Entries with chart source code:

— BEGIN —

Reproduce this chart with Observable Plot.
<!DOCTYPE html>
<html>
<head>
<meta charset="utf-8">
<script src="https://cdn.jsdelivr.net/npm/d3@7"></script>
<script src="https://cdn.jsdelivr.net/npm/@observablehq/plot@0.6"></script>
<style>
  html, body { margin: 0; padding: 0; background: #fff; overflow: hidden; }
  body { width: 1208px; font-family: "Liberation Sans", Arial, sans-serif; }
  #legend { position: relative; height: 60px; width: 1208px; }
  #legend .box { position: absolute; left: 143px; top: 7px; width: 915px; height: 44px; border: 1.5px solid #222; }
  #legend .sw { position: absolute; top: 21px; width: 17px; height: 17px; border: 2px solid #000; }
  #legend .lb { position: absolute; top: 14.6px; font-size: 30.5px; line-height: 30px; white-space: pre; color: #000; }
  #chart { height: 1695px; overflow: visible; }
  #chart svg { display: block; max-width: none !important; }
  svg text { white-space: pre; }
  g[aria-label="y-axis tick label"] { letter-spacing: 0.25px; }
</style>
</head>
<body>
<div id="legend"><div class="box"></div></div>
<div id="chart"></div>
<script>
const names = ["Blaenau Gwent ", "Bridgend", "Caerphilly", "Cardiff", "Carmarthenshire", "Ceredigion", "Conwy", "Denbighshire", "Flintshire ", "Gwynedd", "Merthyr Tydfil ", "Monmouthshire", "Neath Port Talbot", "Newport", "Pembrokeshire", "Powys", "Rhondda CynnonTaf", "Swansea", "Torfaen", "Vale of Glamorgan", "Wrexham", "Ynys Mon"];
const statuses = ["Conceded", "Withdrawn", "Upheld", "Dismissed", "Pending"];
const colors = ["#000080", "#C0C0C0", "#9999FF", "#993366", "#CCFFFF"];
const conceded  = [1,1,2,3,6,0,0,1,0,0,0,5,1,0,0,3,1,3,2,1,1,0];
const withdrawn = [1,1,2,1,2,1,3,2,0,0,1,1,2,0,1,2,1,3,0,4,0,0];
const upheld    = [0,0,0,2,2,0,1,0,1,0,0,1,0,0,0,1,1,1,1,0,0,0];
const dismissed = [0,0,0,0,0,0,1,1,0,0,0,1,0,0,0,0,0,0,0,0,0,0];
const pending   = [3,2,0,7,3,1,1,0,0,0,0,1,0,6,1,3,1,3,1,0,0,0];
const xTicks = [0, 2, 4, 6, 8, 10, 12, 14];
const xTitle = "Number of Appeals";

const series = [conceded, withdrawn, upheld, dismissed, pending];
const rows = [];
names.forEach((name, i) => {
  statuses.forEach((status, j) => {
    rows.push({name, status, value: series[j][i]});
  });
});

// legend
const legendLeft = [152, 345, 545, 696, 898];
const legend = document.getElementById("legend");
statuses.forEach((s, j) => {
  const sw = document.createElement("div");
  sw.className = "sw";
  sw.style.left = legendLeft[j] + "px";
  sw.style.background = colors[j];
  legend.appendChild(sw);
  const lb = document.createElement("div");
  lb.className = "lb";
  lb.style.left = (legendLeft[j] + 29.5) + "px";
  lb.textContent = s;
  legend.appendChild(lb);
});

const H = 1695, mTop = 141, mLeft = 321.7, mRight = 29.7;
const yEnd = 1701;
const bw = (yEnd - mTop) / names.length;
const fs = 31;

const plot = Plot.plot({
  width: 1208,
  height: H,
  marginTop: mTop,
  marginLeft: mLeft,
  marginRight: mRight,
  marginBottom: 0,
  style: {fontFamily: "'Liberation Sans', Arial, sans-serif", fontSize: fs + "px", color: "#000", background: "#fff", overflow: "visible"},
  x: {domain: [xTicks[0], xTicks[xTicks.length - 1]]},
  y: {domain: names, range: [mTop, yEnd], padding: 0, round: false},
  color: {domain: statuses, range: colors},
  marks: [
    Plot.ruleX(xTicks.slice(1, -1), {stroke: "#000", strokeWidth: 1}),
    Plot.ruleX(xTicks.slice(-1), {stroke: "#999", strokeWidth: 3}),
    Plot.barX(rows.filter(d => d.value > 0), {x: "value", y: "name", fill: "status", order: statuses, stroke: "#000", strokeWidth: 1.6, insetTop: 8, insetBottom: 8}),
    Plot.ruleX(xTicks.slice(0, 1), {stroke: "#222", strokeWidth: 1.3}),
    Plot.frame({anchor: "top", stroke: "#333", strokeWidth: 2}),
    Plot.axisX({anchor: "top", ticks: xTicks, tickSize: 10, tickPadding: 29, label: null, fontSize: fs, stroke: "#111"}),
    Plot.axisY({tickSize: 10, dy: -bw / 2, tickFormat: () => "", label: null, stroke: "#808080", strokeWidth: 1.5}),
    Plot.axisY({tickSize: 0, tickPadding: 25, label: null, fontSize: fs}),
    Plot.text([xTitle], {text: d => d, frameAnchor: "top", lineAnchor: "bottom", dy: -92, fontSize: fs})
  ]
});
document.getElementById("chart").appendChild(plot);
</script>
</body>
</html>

— END —
— BEGIN —

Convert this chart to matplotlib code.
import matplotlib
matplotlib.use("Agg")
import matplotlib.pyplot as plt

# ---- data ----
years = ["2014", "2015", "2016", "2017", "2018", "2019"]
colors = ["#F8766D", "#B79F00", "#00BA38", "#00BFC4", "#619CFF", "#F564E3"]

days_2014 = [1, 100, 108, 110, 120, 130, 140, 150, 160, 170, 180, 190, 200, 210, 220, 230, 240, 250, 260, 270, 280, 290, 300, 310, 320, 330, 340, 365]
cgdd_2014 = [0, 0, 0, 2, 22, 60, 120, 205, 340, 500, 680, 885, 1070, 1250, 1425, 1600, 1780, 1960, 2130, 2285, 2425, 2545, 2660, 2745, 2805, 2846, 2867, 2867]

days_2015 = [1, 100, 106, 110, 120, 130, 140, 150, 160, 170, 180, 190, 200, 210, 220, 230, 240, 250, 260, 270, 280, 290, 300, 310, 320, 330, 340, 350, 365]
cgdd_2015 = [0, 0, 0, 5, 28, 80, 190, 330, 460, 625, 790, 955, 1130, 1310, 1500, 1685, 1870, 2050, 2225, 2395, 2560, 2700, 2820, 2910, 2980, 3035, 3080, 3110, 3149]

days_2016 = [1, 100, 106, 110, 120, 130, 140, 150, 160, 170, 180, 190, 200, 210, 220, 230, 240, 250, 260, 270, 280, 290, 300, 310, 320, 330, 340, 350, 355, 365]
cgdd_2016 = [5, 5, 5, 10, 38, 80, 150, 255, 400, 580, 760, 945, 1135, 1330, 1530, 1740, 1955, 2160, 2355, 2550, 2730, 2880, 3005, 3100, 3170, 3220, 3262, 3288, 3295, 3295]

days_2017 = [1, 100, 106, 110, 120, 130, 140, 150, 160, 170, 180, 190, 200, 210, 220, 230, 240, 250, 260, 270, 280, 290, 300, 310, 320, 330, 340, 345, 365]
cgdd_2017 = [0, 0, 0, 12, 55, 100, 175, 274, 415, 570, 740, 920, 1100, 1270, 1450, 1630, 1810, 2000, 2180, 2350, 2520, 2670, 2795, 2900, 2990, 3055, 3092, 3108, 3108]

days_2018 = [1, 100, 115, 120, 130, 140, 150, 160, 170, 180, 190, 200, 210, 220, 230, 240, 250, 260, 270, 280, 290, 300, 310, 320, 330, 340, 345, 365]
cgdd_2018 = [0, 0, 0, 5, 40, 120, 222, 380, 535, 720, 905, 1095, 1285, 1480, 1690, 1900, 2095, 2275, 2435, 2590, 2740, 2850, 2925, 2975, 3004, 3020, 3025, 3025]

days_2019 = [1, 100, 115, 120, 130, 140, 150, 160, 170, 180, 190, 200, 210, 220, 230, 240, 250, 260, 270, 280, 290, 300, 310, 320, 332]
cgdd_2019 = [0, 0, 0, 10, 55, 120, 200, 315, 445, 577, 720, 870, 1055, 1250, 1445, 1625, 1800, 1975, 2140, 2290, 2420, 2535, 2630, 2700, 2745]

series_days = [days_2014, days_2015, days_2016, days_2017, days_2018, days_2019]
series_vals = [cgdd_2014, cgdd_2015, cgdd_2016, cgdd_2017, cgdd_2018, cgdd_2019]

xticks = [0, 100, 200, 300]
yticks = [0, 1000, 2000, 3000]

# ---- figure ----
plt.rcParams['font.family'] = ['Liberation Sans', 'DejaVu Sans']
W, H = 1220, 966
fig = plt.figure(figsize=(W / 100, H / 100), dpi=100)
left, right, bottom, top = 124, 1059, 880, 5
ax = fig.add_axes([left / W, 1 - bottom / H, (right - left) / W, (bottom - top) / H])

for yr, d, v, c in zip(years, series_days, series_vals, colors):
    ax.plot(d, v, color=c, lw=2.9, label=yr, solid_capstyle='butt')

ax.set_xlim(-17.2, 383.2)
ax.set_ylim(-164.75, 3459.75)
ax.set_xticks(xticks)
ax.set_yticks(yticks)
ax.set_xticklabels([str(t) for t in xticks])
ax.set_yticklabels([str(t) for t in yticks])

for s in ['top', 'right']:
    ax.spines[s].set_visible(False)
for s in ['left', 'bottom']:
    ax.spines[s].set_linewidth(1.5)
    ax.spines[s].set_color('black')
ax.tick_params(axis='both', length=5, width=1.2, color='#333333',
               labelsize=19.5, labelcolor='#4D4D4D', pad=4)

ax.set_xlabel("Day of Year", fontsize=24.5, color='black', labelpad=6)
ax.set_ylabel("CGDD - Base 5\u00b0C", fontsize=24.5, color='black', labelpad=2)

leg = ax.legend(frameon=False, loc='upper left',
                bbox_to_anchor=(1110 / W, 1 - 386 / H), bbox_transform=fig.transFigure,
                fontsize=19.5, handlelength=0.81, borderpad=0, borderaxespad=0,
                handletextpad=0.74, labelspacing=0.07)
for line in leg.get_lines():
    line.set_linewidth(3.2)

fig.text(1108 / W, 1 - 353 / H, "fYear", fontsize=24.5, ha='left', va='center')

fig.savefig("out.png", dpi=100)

— END —
— BEGIN —

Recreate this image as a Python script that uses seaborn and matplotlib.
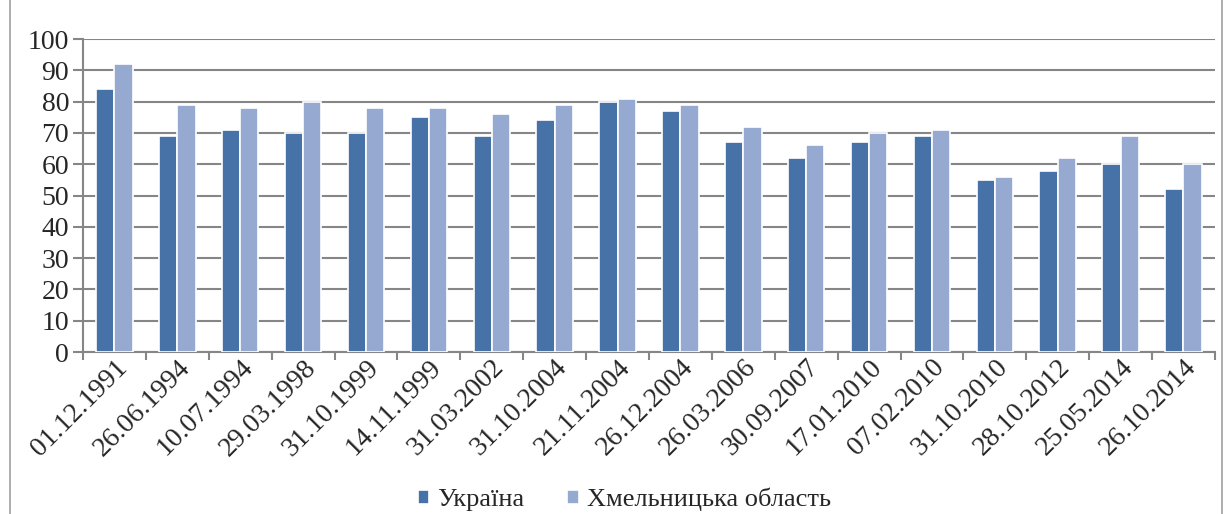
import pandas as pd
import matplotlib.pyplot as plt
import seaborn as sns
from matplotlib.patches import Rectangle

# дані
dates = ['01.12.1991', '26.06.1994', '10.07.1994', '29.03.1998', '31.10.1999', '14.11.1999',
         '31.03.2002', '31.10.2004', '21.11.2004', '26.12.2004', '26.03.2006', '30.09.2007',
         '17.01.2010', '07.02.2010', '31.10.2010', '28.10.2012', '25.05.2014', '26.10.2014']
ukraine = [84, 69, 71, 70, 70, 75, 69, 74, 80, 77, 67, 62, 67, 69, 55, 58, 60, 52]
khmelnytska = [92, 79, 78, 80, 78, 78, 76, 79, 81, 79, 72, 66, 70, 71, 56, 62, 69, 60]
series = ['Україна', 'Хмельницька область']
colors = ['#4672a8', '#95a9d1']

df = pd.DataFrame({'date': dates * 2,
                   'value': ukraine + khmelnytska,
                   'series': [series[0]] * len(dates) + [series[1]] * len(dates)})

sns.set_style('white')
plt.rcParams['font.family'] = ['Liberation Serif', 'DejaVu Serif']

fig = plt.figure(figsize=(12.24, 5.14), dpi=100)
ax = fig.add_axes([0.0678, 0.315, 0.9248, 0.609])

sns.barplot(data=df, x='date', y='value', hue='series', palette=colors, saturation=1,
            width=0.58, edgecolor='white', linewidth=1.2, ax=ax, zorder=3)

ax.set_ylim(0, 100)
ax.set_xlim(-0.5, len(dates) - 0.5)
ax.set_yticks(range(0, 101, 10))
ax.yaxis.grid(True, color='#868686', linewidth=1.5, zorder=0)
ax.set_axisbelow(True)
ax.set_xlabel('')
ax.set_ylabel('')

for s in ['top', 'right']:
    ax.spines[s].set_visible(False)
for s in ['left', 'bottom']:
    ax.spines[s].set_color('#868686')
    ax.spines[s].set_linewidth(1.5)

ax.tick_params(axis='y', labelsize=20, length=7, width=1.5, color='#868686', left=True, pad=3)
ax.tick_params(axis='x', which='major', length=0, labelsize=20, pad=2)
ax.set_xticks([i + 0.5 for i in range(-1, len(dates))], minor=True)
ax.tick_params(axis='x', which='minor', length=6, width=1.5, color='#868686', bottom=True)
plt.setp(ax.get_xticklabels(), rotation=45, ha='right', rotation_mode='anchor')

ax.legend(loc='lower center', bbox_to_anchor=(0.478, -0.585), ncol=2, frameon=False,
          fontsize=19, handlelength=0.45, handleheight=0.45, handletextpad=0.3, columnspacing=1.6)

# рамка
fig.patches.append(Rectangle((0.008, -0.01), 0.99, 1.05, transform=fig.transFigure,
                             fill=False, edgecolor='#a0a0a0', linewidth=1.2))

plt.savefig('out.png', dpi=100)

— END —

### Aim
Repeat the span of lines that opens with the line holding "Convert this chart to matplotlib code." and closes with the line holding "cgdd_2017, cgdd_2018, cgdd_2019]", exactly as it stands.

### Full answer
Convert this chart to matplotlib code.
import matplotlib
matplotlib.use("Agg")
import matplotlib.pyplot as plt

# ---- data ----
years = ["2014", "2015", "2016", "2017", "2018", "2019"]
colors = ["#F8766D", "#B79F00", "#00BA38", "#00BFC4", "#619CFF", "#F564E3"]

days_2014 = [1, 100, 108, 110, 120, 130, 140, 150, 160, 170, 180, 190, 200, 210, 220, 230, 240, 250, 260, 270, 280, 290, 300, 310, 320, 330, 340, 365]
cgdd_2014 = [0, 0, 0, 2, 22, 60, 120, 205, 340, 500, 680, 885, 1070, 1250, 1425, 1600, 1780, 1960, 2130, 2285, 2425, 2545, 2660, 2745, 2805, 2846, 2867, 2867]

days_2015 = [1, 100, 106, 110, 120, 130, 140, 150, 160, 170, 180, 190, 200, 210, 220, 230, 240, 250, 260, 270, 280, 290, 300, 310, 320, 330, 340, 350, 365]
cgdd_2015 = [0, 0, 0, 5, 28, 80, 190, 330, 460, 625, 790, 955, 1130, 1310, 1500, 1685, 1870, 2050, 2225, 2395, 2560, 2700, 2820, 2910, 2980, 3035, 3080, 3110, 3149]

days_2016 = [1, 100, 106, 110, 120, 130, 140, 150, 160, 170, 180, 190, 200, 210, 220, 230, 240, 250, 260, 270, 280, 290, 300, 310, 320, 330, 340, 350, 355, 365]
cgdd_2016 = [5, 5, 5, 10, 38, 80, 150, 255, 400, 580, 760, 945, 1135, 1330, 1530, 1740, 1955, 2160, 2355, 2550, 2730, 2880, 3005, 3100, 3170, 3220, 3262, 3288, 3295, 3295]

days_2017 = [1, 100, 106, 110, 120, 130, 140, 150, 160, 170, 180, 190, 200, 210, 220, 230, 240, 250, 260, 270, 280, 290, 300, 310, 320, 330, 340, 345, 365]
cgdd_2017 = [0, 0, 0, 12, 55, 100, 175, 274, 415, 570, 740, 920, 1100, 1270, 1450, 1630, 1810, 2000, 2180, 2350, 2520, 2670, 2795, 2900, 2990, 3055, 3092, 3108, 3108]

days_2018 = [1, 100, 115, 120, 130, 140, 150, 160, 170, 180, 190, 200, 210, 220, 230, 240, 250, 260, 270, 280, 290, 300, 310, 320, 330, 340, 345, 365]
cgdd_2018 = [0, 0, 0, 5, 40, 120, 222, 380, 535, 720, 905, 1095, 1285, 1480, 1690, 1900, 2095, 2275, 2435, 2590, 2740, 2850, 2925, 2975, 3004, 3020, 3025, 3025]

days_2019 = [1, 100, 115, 120, 130, 140, 150, 160, 170, 180, 190, 200, 210, 220, 230, 240, 250, 260, 270, 280, 290, 300, 310, 320, 332]
cgdd_2019 = [0, 0, 0, 10, 55, 120, 200, 315, 445, 577, 720, 870, 1055, 1250, 1445, 1625, 1800, 1975, 2140, 2290, 2420, 2535, 2630, 2700, 2745]

series_days = [days_2014, days_2015, days_2016, days_2017, days_2018, days_2019]
series_vals = [cgdd_2014, cgdd_2015, cgdd_2016, cgdd_2017, cgdd_2018, cgdd_2019]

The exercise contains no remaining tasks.